Tuesday, July 15, 2008

Assyra al Qbliya












The small village of Assyra al Qbliya lies just to the south of Nablus, accessible only over some very rough, unsealed roads. In many ways it is typical of Palestinian villages - a mosque, an elementary school, a bakery, a few small shops and a collection of stone houses surrounded by olive groves and fields. Factional flags are everywhere and many of the walls are covered in political posters and graffiti. Typically, too, it is overlooked by a Jewish settlement.


Looming above the village - settlements are
always built on dominant hilltops - is the settlement of Yitzhar. It is illegal, of course, built on land stolen from the village, and surrounded by the usual high security fence. The settlers stay in their colonial enclave, cut off from the life of Palestine, except on Fridays and Saturdays. Some of them like to celebrate shabat, the Jewish holy day, by sneaking into the village and spray-painting the Star of David and Zionist slogans onto the walls of villagers' houses.

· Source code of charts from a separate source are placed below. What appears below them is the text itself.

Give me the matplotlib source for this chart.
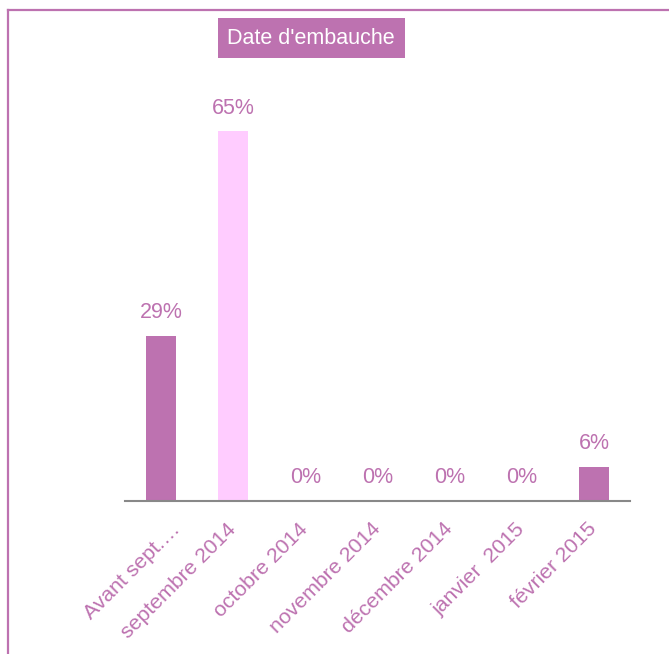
import matplotlib
matplotlib.use("Agg")
import matplotlib.pyplot as plt
from matplotlib.lines import Line2D
from matplotlib.transforms import ScaledTranslation

categories = ["Avant sept.…", "septembre 2014", "octobre 2014", "novembre 2014",
              "décembre 2014", "janvier  2015", "février 2015"]
values = [29, 65, 0, 0, 0, 0, 6]
labels = ["29%", "65%", "0%", "0%", "0%", "0%", "6%"]
bar_colors = ["#BD72B0", "#FFCCFF", "#BD72B0", "#BD72B0", "#BD72B0", "#BD72B0", "#BD72B0"]
title = "Date d'embauche"

purple = "#BD72B0"
plt.rcParams['font.family'] = ['Liberation Sans', 'DejaVu Sans']

fig = plt.figure(figsize=(6.69, 6.54), dpi=100)
ax = fig.add_axes([125/669, 153/654, 505/669, 398/654])

x = list(range(len(categories)))
ax.bar(x, values, width=0.42, color=bar_colors)
ax.set_xlim(-0.5, len(categories) - 0.5)
ax.set_ylim(0, 70)

for xi, v, lab in zip(x, values, labels):
    ax.annotate(lab, (xi, v), xytext=(0, 12.8), textcoords="offset points",
                ha="center", va="baseline", color=purple, fontsize=15.5)

for s in ["top", "right", "left"]:
    ax.spines[s].set_visible(False)
ax.spines["bottom"].set_color("#888888")
ax.spines["bottom"].set_linewidth(1.5)
ax.set_yticks([])
ax.set_xticks(x)
ax.set_xticklabels(categories, rotation=45, ha="right", va="center",
                   rotation_mode="anchor", color=purple, fontsize=15.3)
ax.tick_params(axis="x", length=0, pad=18)
# the truncated first label sits further right in the original layout
first = ax.get_xticklabels()[0]
first.set_transform(first.get_transform() + ScaledTranslation(0.16, 0, fig.dpi_scale_trans))

fig.text(311/669, 1 - 38/654, title, ha="center", va="center", color="white",
         fontsize=15.5,
         bbox=dict(boxstyle="square,pad=0.45", facecolor=purple, edgecolor="none"))

# outer frame (top and left edges visible)
fig.add_artist(Line2D([8/669, 1.0], [1 - 9.5/654, 1 - 9.5/654], transform=fig.transFigure,
                      color=purple, lw=1.6))
fig.add_artist(Line2D([8/669, 8/669], [0, 1 - 9.5/654], transform=fig.transFigure,
                      color=purple, lw=1.6))

fig.savefig("out.png", dpi=100)
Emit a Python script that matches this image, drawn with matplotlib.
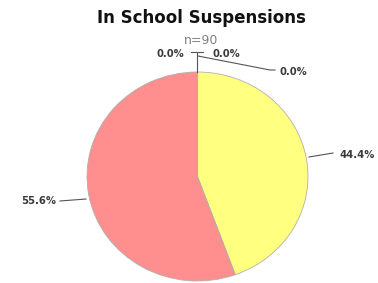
import matplotlib
matplotlib.use("Agg")
import matplotlib.pyplot as plt
import numpy as np

categories = ["A", "B", "C", "D", "E"]
values = [40, 50, 0, 0, 0]
labels = ["44.4%", "55.6%", "0.0%", "0.0%", "0.0%"]
colors = ["#FFFF80", "#FF8E8E", "#8080FF", "#80FF80", "#FFC080"]
title = "In School Suspensions"
subtitle = "n=90"

fig = plt.figure(figsize=(3.78, 2.83), dpi=100)
W, H = 378, 283
cx, cy, RX, RY = 197.5, 176.5, 110.5, 104.5
ax = fig.add_axes([(cx - RX) / W, (H - cy - RY) / H, 2 * RX / W, 2 * RY / H])
wedges, _ = ax.pie(values, colors=colors, startangle=90, counterclock=False,
                   wedgeprops=dict(edgecolor="#b0b0b0", linewidth=0.6))
ax.set_xlim(-1, 1)
ax.set_ylim(-1, 1)
ax.set_aspect("auto")
ax.axis("off")

def p(px, py):
    return ((px - cx) / RX, (cy - py) / RY)

lc = "#555555"
tc = "#3a3a3a"
fs = 7.2
kw = dict(fontsize=fs, color=tc, fontweight="bold", clip_on=False)
# 44.4%
ax.plot(*zip(p(309, 157), p(333, 153)), color=lc, lw=0.8, clip_on=False)
ax.text(*p(339, 155), labels[0], ha="left", va="center", **kw)
# 55.6%
ax.plot(*zip(p(86, 199), p(60, 201)), color=lc, lw=0.8, clip_on=False)
ax.text(*p(56, 201), labels[1], ha="right", va="center", **kw)
# zeros
ax.plot(*zip(p(197, 72), p(197, 52)), color=lc, lw=0.8, clip_on=False)
ax.plot(*zip(p(191, 52), p(203, 52)), color=lc, lw=0.8, clip_on=False)
ax.plot(*zip(p(198, 56), p(270, 70), p(275, 70)), color=lc, lw=0.8, clip_on=False)
ax.text(*p(170, 54), labels[2], ha="center", va="center", **kw)
ax.text(*p(226, 54), labels[3], ha="center", va="center", **kw)
ax.text(*p(293, 72), labels[4], ha="center", va="center", **kw)

fig.text(201 / W, 1 - 18 / H, title, ha="center", va="center", fontsize=12,
         fontweight="bold", color="#111111")
fig.text(201 / W, 1 - 40 / H, subtitle, ha="center", va="center", fontsize=9,
         color="#808080")

fig.savefig("out.png", dpi=100)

Shabat is the day the villagers fear. They sit on their rooftops, on the lookout for incursions, fearing violence from the heavily-armed settler gangs. When figures are seen on the hillside below Yitzhar, whistling goes up from the rooftops, warning the rest of the village to be prepared for what may befall them.

So, from week to week, the people of Assyra cling to the shreds of a normal life, fearing incursions and violence, fearing the time when more of their farmlands will be stolen, when more of their wells will be put off-limits.

As I say, in many ways a typical Palestinian village.